I could have easily gone with several other Nikon’s, or even Canon/Minolta/Olympus etc. but later models began incorporating more electronics and weight.  For me, this was the right fit.  For many, many others, this camera is not the right tool.  I have no doubt this camera will provide challenges and some setbacks, but I’m OK with this.  I also don’t plan on this being my sole camera because I feel I have other forms of expression (think video).  That will be for another post though:)  For now, a majority of my work will be creative landscape art and a simple camera with slide film is perfect for this.

The drawbacks to this tool/approach are plentiful and I’ll mention a few:

  1. Instant image review – NONE.
  2. Sharing work via social media – Not instant
  3. $$$
  4. High speed action – 1/1000 shutter speed max
  5. Low light/high ISO – ISO 50 film aka SLOW
  6. $$$
  7. Not weather sealed
  8. Not practical for assignment work
  9. No auto-focus
  10. Primitive light meter

Sounds horrible;)  On the bright side of things, this tool has advantages to cameras with a digital sensor, MF/LF cameras or new film cameras.  So, here’s a few advantages to this tool:

  1.  NO DIGITAL NOISE – so long, goodbye, farewell.  Color banding, blotches, brownish blacks, pixel “junk”, dead spots…all gone.
  2. Lighter camera, more miles hiked.  And hiking more miles makes me happy:)
  3. Less photos taken = more selective = better images.  This formula works for me.
  4. Depth.  Sorry digital lovers, film wins this one no contest.
  5. Slows the process.  Same as #3, but from a technique perspective.  Better focus, light, composition, subject are all attained by slowing down.
  6. Anticipation.  Not for getting film back!  Anticipation of moments instead of reacting to moments.  Observing light and preparing build photography skills.
  7. No dead batteries, ever.  If it did happen, the camera works without them.
  8. Simplicity.  The camera becomes an extension of your eyes and mind, and not a roadblock.  There are no menus, settings, switches and lights to distract you.
  9. Creating a physical product.  You can’t hold a RAW file.
  10. Challenge.  This won’t be easy.  I will fail.  I will miss moments.  I won’t be able to share work as much.  I won’t have as many images.  But I like challenges:)

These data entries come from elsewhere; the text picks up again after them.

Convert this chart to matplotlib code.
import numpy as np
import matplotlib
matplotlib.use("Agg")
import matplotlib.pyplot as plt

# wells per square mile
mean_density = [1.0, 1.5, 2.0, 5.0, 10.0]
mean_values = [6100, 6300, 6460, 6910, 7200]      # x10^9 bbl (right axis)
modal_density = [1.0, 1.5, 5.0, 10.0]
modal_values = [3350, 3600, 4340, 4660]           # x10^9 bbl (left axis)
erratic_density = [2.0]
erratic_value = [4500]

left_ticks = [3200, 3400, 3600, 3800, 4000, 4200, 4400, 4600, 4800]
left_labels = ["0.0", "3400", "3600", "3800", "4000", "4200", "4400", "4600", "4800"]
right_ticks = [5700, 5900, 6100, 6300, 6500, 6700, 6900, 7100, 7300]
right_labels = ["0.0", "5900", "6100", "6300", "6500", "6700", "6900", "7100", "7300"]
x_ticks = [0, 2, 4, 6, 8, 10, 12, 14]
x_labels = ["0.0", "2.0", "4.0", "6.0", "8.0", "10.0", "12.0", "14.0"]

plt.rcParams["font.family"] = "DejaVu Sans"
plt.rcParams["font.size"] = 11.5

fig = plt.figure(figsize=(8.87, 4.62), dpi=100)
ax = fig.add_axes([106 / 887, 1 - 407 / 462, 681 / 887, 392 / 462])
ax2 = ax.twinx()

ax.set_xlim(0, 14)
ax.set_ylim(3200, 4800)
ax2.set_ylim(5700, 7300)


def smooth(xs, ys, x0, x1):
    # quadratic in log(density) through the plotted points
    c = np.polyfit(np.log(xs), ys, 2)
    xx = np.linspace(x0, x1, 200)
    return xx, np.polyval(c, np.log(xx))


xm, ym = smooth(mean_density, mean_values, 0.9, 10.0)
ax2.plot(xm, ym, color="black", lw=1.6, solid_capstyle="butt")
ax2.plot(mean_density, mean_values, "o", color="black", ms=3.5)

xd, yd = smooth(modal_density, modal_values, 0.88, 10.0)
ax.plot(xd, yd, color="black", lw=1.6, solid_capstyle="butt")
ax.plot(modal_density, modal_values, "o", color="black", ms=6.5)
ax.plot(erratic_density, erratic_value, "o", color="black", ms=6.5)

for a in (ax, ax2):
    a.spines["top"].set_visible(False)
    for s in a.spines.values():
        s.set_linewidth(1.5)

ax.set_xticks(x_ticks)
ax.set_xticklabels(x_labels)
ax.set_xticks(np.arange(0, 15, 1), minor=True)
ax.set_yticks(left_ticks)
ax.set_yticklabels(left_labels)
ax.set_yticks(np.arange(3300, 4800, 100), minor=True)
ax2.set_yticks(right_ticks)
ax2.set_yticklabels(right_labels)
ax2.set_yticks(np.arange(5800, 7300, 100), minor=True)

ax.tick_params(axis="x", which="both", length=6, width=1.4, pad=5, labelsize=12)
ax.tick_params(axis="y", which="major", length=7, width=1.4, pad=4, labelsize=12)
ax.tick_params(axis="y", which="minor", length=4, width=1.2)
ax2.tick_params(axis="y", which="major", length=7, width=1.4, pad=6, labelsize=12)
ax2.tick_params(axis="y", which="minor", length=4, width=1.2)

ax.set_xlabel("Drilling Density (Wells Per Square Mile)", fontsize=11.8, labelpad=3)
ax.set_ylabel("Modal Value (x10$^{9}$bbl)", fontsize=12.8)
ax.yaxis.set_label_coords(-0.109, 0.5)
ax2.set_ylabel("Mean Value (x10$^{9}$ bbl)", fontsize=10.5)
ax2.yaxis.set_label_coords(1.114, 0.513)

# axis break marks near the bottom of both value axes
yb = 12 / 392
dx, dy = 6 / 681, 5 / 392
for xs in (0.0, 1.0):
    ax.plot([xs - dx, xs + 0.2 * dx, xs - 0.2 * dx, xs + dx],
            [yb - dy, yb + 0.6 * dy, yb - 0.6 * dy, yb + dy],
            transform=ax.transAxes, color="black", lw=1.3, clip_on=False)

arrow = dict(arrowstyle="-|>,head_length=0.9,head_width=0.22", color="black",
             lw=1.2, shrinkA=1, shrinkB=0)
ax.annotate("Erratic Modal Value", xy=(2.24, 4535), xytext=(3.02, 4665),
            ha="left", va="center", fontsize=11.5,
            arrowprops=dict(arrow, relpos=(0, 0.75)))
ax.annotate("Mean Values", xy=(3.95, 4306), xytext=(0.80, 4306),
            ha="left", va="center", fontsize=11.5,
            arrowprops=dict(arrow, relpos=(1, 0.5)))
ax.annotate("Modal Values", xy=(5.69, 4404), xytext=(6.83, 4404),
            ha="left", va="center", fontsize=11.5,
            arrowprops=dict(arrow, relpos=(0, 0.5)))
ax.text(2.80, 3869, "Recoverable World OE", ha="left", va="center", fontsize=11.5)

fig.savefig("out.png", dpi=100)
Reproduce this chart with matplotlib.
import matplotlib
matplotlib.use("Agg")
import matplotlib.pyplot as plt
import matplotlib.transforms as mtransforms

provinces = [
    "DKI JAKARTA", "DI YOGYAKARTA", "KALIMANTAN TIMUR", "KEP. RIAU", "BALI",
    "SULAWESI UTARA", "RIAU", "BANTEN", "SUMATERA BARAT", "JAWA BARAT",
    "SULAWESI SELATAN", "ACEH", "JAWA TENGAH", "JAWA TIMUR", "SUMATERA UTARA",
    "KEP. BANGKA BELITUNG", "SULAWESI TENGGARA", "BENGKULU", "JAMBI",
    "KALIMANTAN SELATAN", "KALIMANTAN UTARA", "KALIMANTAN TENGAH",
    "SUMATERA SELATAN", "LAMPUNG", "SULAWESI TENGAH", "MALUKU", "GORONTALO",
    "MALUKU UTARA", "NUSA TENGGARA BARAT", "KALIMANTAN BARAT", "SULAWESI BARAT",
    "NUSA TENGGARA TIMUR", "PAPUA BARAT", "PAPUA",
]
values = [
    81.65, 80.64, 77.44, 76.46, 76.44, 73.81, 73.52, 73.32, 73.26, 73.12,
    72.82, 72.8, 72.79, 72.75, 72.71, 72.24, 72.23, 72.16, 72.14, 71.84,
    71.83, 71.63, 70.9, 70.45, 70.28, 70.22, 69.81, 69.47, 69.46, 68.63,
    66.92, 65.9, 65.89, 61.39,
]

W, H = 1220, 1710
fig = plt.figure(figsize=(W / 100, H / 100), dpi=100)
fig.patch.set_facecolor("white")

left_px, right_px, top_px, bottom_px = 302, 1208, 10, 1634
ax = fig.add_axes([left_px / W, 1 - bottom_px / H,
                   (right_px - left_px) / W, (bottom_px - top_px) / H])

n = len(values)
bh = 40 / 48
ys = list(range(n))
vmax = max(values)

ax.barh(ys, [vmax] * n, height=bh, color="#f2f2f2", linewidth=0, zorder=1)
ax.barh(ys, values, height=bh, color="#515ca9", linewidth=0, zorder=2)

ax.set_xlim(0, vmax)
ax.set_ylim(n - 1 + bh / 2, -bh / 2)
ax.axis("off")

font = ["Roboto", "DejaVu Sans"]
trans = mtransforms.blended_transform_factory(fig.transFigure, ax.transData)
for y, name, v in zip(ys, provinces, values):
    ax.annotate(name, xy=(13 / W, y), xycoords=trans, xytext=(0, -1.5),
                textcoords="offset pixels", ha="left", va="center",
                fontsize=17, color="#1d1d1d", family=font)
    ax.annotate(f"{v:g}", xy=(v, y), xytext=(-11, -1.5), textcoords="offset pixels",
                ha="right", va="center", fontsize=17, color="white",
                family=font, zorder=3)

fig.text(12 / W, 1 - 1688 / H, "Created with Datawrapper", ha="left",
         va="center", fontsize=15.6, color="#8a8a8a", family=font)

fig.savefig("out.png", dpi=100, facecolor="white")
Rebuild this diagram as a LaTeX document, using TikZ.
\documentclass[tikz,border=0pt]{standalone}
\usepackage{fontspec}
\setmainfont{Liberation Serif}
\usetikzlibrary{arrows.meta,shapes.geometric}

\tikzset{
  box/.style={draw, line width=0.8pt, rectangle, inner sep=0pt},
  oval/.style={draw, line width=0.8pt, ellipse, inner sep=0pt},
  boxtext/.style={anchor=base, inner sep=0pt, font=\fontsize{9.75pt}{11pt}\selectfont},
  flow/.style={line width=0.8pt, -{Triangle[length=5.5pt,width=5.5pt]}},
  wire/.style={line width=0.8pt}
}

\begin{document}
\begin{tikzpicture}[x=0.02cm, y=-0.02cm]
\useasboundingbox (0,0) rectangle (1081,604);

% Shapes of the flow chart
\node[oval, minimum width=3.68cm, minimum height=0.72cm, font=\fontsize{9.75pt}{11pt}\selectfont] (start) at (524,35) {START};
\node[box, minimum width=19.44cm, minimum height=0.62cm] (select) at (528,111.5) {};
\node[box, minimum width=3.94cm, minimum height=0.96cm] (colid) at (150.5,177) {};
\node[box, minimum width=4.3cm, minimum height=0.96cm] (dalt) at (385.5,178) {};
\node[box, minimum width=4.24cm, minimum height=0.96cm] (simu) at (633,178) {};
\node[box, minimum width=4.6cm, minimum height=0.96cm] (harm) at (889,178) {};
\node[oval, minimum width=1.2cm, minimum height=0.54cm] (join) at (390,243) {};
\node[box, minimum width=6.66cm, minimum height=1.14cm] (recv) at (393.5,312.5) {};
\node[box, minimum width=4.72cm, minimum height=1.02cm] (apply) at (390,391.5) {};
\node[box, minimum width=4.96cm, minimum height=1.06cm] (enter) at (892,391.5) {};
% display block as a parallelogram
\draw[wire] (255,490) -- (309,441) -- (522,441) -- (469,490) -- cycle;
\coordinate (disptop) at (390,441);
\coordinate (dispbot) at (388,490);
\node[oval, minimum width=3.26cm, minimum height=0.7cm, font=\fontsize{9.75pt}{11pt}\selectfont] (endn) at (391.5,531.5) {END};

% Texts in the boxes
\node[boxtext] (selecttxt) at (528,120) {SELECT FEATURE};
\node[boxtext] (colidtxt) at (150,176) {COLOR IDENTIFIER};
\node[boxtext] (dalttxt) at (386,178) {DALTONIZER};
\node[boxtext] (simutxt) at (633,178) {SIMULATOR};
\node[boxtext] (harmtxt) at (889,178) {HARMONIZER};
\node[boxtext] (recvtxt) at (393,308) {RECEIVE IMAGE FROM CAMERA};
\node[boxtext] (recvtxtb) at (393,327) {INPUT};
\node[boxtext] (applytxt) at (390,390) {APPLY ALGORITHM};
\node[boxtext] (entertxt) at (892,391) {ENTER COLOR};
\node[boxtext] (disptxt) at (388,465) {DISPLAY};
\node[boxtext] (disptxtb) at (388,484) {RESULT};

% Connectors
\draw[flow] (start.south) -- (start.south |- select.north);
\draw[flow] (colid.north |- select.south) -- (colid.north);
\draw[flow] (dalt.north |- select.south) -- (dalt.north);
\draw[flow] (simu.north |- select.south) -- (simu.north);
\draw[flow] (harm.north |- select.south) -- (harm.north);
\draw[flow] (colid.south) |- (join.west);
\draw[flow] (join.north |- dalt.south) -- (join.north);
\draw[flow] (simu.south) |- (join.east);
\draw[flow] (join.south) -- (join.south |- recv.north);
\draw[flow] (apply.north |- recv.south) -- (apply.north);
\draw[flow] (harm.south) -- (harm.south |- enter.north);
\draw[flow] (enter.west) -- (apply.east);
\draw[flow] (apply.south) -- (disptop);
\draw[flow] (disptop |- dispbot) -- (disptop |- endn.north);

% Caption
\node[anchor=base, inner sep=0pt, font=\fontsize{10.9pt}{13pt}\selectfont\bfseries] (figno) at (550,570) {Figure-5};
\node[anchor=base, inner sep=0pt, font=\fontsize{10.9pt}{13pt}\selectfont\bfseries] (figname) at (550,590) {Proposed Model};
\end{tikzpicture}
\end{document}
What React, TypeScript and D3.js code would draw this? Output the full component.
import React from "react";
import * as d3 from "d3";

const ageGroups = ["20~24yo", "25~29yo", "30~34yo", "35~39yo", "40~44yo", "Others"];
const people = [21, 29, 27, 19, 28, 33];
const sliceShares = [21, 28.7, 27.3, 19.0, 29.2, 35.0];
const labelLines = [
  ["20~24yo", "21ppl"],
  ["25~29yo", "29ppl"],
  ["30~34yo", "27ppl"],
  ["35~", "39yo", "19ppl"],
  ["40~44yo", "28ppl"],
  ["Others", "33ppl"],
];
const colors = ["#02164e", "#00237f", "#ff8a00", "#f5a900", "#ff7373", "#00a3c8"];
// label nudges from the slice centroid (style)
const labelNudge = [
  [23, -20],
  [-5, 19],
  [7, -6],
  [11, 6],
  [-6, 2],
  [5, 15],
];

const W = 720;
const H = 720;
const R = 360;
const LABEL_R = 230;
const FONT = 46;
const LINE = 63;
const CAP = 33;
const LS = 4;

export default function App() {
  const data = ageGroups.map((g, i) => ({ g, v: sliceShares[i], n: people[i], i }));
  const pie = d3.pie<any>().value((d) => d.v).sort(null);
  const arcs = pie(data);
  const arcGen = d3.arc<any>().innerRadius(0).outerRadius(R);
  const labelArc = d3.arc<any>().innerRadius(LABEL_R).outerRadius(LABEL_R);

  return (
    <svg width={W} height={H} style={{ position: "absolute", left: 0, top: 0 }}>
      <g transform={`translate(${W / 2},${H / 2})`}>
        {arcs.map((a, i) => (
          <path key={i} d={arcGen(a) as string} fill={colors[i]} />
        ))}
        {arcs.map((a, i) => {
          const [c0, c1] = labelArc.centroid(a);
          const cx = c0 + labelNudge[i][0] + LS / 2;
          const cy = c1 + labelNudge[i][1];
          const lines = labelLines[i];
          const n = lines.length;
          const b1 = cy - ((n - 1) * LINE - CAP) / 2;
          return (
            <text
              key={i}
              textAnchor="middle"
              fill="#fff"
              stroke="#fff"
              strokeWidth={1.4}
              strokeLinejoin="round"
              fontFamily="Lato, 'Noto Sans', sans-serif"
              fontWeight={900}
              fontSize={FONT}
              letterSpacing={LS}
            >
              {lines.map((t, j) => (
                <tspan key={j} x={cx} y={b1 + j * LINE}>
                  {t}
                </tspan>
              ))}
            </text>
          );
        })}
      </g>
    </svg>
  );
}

This blog post will be the last time I write about and discuss this camera.  I hesitate even bringing cameras into discussion because EVERYONE has an opinion on them.  That’s fine.  I have mine too.  I strongly believe that cameras don’t matter and they are strictly tools for expressing a vision.  We all have different visions of what we choose to photograph and thus, have different needs for cameras.  Moving on, I hope to share some work in the next month or so from an upcoming trip to Southern Utah.  I look forward to sharing images, good ones and bad ones, to show some of the learning process.  Regardless of the format of photography, the principles are all the same.  Light, form & expression.  It’s that simple.

Happy Thanksgiving to those in the US and thanks for reading along,





11 thoughts on “Goodbye DSLR, Hello… Part II

  1. Looks good, Eric. I’m sure you’ll continue to add to your great catalog of work with this. I would be interested in knowing your favorite lenses / focal lengths you use with this.


  2. Pingback: Returning Home With Zero Images to Edit | Eric E Photo

  3. Pingback: Goodbye DSLR: 6 Months Later | Eric E Photo

    • Thanks for the note, Mike. Yeah, this approach is definitely slow and much more in tune with why I use a camera as my tool of expression. I’ll be sharing some thoughts soon about how this slower process is a benefit and how time is needed between capture and sharing. I hope to have this posted soon! Thanks again, Eric


      • I used to look at the photos of Cartier Bresson and thought, “I could do that, nothing difficult in it”
        Then I bought a Leica M6, I soon found out how hard it was particularly to get quick photos of people in the street. My respect for him and others of his generation went up a hundred times. I still use digital for most of my photos but love the feel and personality of a film camera.

        Liked by 1 person

      • HCB was a genius with a camera! The ability to instinctively shoot on the streets is a challenge even with a DSLR! I definitely miss shooting with a DSLR, and will still use one for assignment based work.